Air is fundamental to flotation; not only is it required to collect the valuable particles, but it also controls the froth stability and consequently the separation performance for a given feed. Froth stability can be described and quantified in numerous ways, which are subtly different. Air recovery is one such measure of froth stability which accounts for both the stability of the bubbles and the mobility of the froth. The benefit of using air recovery as a measure of froth stability is that it exhibits a peak as air flow rate is increased, and this corresponds to the air rate at which the optimal separation performance is obtained. As such, it provides a single target value for optimising air flowrate for a given set of feed conditions.

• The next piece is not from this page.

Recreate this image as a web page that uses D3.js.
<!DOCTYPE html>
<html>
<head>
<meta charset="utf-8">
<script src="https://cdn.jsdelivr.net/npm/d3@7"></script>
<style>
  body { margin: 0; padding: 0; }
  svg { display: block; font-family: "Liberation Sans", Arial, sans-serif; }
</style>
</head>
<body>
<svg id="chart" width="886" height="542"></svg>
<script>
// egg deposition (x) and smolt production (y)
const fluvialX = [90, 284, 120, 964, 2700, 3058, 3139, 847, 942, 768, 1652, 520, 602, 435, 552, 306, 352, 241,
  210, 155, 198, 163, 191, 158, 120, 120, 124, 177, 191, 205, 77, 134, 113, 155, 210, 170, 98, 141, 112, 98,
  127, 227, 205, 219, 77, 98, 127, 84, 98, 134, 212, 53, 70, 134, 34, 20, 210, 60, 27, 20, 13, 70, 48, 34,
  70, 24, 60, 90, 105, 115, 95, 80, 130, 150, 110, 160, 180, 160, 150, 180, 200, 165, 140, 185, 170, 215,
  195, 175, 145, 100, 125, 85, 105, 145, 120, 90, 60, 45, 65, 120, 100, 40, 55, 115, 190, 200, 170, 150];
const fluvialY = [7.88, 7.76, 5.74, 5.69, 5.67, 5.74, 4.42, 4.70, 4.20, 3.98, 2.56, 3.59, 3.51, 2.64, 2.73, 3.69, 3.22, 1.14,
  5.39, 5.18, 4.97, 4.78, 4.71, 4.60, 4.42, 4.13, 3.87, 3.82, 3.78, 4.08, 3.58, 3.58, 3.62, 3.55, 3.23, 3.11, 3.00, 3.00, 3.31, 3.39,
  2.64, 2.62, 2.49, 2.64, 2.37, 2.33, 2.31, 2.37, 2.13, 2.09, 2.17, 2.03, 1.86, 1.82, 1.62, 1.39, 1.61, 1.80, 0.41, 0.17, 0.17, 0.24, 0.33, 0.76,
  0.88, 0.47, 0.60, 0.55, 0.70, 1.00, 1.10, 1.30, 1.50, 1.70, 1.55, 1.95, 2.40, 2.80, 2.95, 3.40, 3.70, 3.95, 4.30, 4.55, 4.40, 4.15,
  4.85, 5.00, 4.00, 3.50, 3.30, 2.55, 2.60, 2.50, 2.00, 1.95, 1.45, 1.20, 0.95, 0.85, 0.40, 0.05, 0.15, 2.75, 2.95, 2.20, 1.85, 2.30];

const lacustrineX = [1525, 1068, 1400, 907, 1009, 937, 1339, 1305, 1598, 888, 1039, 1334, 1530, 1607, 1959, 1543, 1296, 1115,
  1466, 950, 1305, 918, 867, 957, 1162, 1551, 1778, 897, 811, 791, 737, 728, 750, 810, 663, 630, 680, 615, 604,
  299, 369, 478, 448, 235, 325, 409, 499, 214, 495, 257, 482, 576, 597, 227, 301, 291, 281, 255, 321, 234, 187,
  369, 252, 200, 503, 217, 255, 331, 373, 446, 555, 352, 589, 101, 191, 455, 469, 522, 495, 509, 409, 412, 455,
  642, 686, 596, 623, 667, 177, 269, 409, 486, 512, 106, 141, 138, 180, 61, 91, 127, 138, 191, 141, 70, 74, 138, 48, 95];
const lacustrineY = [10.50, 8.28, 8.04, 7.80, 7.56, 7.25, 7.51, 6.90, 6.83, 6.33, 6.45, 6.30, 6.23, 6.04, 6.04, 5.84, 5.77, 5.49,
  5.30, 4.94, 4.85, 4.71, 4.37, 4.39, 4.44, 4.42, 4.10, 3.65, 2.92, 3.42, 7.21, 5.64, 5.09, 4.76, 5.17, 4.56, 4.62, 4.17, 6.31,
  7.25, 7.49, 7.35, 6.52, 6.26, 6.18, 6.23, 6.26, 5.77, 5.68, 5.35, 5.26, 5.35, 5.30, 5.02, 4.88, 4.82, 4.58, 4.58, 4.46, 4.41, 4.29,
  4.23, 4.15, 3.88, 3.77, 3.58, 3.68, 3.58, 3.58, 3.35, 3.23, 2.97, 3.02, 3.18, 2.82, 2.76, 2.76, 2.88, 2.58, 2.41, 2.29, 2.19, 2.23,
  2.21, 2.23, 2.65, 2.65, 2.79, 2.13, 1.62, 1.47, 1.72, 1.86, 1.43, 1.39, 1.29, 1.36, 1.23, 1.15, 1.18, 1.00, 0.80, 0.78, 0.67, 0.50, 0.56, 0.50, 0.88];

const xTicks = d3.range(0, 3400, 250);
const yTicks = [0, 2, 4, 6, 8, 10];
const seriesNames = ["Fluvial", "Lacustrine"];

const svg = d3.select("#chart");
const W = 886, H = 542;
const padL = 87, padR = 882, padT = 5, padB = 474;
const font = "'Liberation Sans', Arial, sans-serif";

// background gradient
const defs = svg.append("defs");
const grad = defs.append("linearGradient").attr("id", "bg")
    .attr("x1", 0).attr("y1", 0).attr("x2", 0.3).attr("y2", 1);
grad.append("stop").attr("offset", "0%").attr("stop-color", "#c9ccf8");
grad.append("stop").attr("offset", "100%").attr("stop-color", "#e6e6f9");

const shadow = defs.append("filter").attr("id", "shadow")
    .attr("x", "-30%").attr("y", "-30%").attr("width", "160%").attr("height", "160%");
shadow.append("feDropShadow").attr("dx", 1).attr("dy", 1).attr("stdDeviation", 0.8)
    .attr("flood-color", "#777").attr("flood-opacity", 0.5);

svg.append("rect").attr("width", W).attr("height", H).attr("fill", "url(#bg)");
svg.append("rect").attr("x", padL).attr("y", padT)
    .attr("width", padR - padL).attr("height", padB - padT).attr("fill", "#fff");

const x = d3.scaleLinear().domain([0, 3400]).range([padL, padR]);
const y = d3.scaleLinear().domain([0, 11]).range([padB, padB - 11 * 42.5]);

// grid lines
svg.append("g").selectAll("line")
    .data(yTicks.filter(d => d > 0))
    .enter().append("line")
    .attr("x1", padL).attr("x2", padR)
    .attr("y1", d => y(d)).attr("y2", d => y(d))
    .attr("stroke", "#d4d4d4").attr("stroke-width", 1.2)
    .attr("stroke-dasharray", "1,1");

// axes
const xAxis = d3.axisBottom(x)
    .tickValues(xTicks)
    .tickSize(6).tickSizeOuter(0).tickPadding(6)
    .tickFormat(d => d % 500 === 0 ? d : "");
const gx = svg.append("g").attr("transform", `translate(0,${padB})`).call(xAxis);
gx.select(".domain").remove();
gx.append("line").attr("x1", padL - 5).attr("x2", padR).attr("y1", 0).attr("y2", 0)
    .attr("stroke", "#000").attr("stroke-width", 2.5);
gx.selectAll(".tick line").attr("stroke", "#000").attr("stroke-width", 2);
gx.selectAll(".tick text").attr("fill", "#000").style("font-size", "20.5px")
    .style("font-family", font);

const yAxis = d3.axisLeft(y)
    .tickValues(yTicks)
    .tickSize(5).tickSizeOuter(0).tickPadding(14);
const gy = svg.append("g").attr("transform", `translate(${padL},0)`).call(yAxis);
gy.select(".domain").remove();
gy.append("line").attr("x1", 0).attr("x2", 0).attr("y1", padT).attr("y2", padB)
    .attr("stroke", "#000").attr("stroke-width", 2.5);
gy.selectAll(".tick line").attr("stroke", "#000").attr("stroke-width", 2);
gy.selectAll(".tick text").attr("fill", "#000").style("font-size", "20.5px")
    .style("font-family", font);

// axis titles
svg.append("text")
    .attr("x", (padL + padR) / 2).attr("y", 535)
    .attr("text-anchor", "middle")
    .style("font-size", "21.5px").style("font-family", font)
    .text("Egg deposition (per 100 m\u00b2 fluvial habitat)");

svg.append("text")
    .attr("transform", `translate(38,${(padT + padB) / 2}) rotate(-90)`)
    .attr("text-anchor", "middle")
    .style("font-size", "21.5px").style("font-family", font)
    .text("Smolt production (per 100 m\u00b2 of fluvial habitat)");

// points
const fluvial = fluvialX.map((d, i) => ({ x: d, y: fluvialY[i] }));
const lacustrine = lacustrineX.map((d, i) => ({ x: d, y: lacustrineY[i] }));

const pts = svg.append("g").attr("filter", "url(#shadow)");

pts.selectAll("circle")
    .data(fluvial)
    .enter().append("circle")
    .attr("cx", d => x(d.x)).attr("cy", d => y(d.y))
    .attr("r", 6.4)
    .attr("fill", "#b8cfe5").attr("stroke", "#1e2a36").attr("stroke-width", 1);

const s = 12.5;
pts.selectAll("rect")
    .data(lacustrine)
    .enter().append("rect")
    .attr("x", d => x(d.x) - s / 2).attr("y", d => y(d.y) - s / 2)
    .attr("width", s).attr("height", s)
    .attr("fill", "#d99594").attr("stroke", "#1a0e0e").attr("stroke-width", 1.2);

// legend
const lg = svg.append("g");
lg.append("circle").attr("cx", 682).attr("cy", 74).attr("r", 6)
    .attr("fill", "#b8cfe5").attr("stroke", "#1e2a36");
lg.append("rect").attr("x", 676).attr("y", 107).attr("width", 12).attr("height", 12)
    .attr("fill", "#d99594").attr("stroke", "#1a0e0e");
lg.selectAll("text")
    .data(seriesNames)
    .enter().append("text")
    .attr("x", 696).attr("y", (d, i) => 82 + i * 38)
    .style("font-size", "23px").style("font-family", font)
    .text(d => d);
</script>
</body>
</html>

Use of air recovery, however, has one potential drawback: accurate measurement of the inlet air flow rate to a flotation cell is required. This can be problematic for operations, particularly where calibration of air flow rate is carried out infrequently or where there is no air flow rate measurement, such as for many self-aerated flotation cells. To this end, we present an alternative method for determining the peak in air recovery (PAR) air rate.
We introduce a simplified method for determining the PAR air rate using trends in froth velocity and overflowing froth height, both of which are readily measured using existing froth image analysis systems. We will show, using industrial data, the application of this simple technique to find the optimal air flowrate for flotation cells. We will also discuss other alternative techniques for air rate optimisation that have the potential to improve separation performance using existing technology.
Hadler, K and Cilliers, J J, 2018. How to find the optimum air rate for flotation cells, in Proceedings 14th AusIMM Mill Operators' Conference 2018, pp 377–384 (The Australasian Institute of Mining and Metallurgy: Melbourne).